From a modernization strategy perspective, the strongest platforms are not always the ones with the lowest initial price. They are the ones that support workflow standardization where appropriate, allow controlled local variation where necessary, and reduce the long-term cost of change. That balance is central to enterprise transformation readiness.
Implementation governance and operational resilience considerations
Licensing decisions should be validated through implementation governance, not just procurement negotiation. Multi-warehouse programs often fail when organizations buy broad capability but lack a rollout model for master data, process templates, role design, testing, and site activation. The result is underused licenses, fragmented workflows, and inconsistent operational visibility.
Operational resilience should also be part of the evaluation. Enterprises need to understand how the platform handles warehouse outages, network interruptions, intercompany inventory transfers, and degraded mode operations. If resilience features such as offline mobility, failover environments, or advanced monitoring are licensed separately, the apparent savings of a lower-tier contract may disappear once risk controls are added.
Executive decision guidance for selecting the right licensing model
- Choose user-based licensing when warehouse roles are stable, access is tightly governed, and growth is moderate
- Choose site-based or enterprise licensing when rapid facility expansion, acquisitions, or broad cross-functional access are expected
- Use transaction-based pricing cautiously in high-volume or highly seasonal logistics environments unless cost ceilings are contractually defined
- Favor unified platform economics when executive visibility, standardized governance, and cross-functional reporting are strategic priorities
- Accept dual-platform licensing only when specialist warehouse execution materially improves throughput, automation support, or service levels
For CIOs, the decision should align with architecture simplification, interoperability, and modernization sequencing.
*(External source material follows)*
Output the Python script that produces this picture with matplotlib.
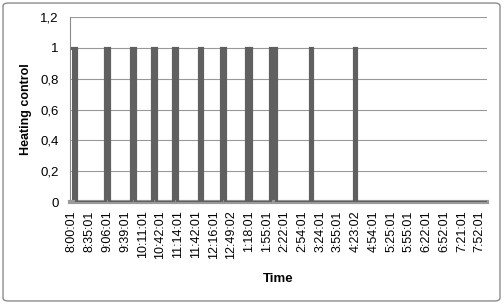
import matplotlib
matplotlib.use("Agg")
import matplotlib.pyplot as plt
from matplotlib.patches import FancyBboxPatch

# Category labels shown on the time axis (one every ~30 samples)
time_labels = ["8:00:01", "8:35:01", "9:06:01", "9:39:01", "10:11:01", "10:42:01",
               "11:14:01", "11:42:01", "12:16:01", "12:49:02", "1:18:01", "1:55:01",
               "2:22:01", "2:54:01", "3:24:01", "3:55:01", "4:23:02", "4:54:01",
               "5:25:01", "5:55:01", "6:22:01", "6:52:01", "7:21:01", "7:52:01"]

# Heating ON periods, in label-position units
on_start = [0.00, 1.89, 3.35, 4.54, 5.72, 7.19, 8.43, 9.84, 10.03, 11.19, 13.44, 15.92]
on_end = [0.25, 2.11, 3.58, 4.76, 5.95, 7.36, 8.65, 9.92, 10.12, 11.53, 13.56, 16.04]
x_end = 23.4

xs, ys = [], []
for s, e in zip(on_start, on_end):
    if s > 0:
        xs += [s, s]
        ys += [0, 1]
    else:
        xs.append(s)
        ys.append(1)
    xs += [e, e]
    ys += [1, 0]
xs.append(x_end)
ys.append(0)

plt.rcParams["font.family"] = ["Liberation Sans", "DejaVu Sans"]

fig = plt.figure(figsize=(5.03, 3.04), dpi=100)
fig.patches.append(FancyBboxPatch((0.006, 0.01), 0.988, 0.98, boxstyle="round,pad=0,rounding_size=0.01",
                                  transform=fig.transFigure, fill=False, edgecolor="#8c8c8c", lw=1.0))

ax = fig.add_axes([0.139, 0.3355, 0.829, 0.6085])
# rapid toggling makes each ON period look solid
for s, e in zip(on_start, on_end):
    ax.axvspan(s, e, ymin=0, ymax=1 / 1.2, color="#606060", lw=0, zorder=2)
ax.plot(xs, ys, color="#606060", lw=2.3, solid_joinstyle="miter", zorder=3)

ax.set_xlim(-0.1, x_end)
ax.set_ylim(0, 1.2)
ax.set_yticks([0, 0.2, 0.4, 0.6, 0.8, 1.0, 1.2])
ax.set_yticklabels(["0", "0,2", "0,4", "0,6", "0,8", "1", "1,2"], fontsize=9.5)
ax.set_xticks(range(len(time_labels)))
ax.set_xticklabels(time_labels, rotation=90, fontsize=9)
ax.tick_params(axis="x", length=0, pad=6)
ax.tick_params(axis="y", length=0, pad=8)
ax.grid(axis="y", color="#999999", lw=0.8)
ax.set_axisbelow(True)

for side in ["top", "right"]:
    ax.spines[side].set_visible(False)
ax.spines["left"].set_color("#8a8a8a")
ax.spines["bottom"].set_color("#9a9a9a")
ax.spines["bottom"].set_linewidth(3)

ax.set_xlabel("Time", fontsize=9.5, fontweight="bold", labelpad=10)
ax.set_ylabel("Heating control", fontsize=9, fontweight="bold", labelpad=6)

fig.savefig("out.png", dpi=100)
For CFOs, the priority is cost predictability, contract flexibility, and avoidance of hidden expansion charges. For COOs, the focus should be warehouse throughput, service continuity, and the ability to standardize operating practices without constraining local execution.
The most effective procurement strategy is to run a scenario-based licensing comparison using current-state and future-state operating assumptions. Model at least three years of warehouse growth, role expansion, transaction volume, integration demand, and resilience requirements. This produces a more realistic platform selection outcome than comparing vendor price sheets in isolation.
Final assessment
A logistics ERP licensing comparison for multi-warehouse platform selection is ultimately a strategic technology evaluation exercise. The right platform is the one whose commercial model, architecture, and operating design remain efficient as the warehouse network evolves. Enterprises should prioritize licensing structures that support scalability, interoperability, governance, and operational resilience rather than optimizing only for first-year software cost.
When evaluated through an enterprise decision intelligence lens, licensing becomes a proxy for broader platform fit. It reveals how the vendor expects the customer to scale, integrate, govern, and modernize. That is why the strongest selection decisions combine pricing analysis with architecture comparison, cloud operating model review, implementation governance planning, and realistic operational tradeoff analysis.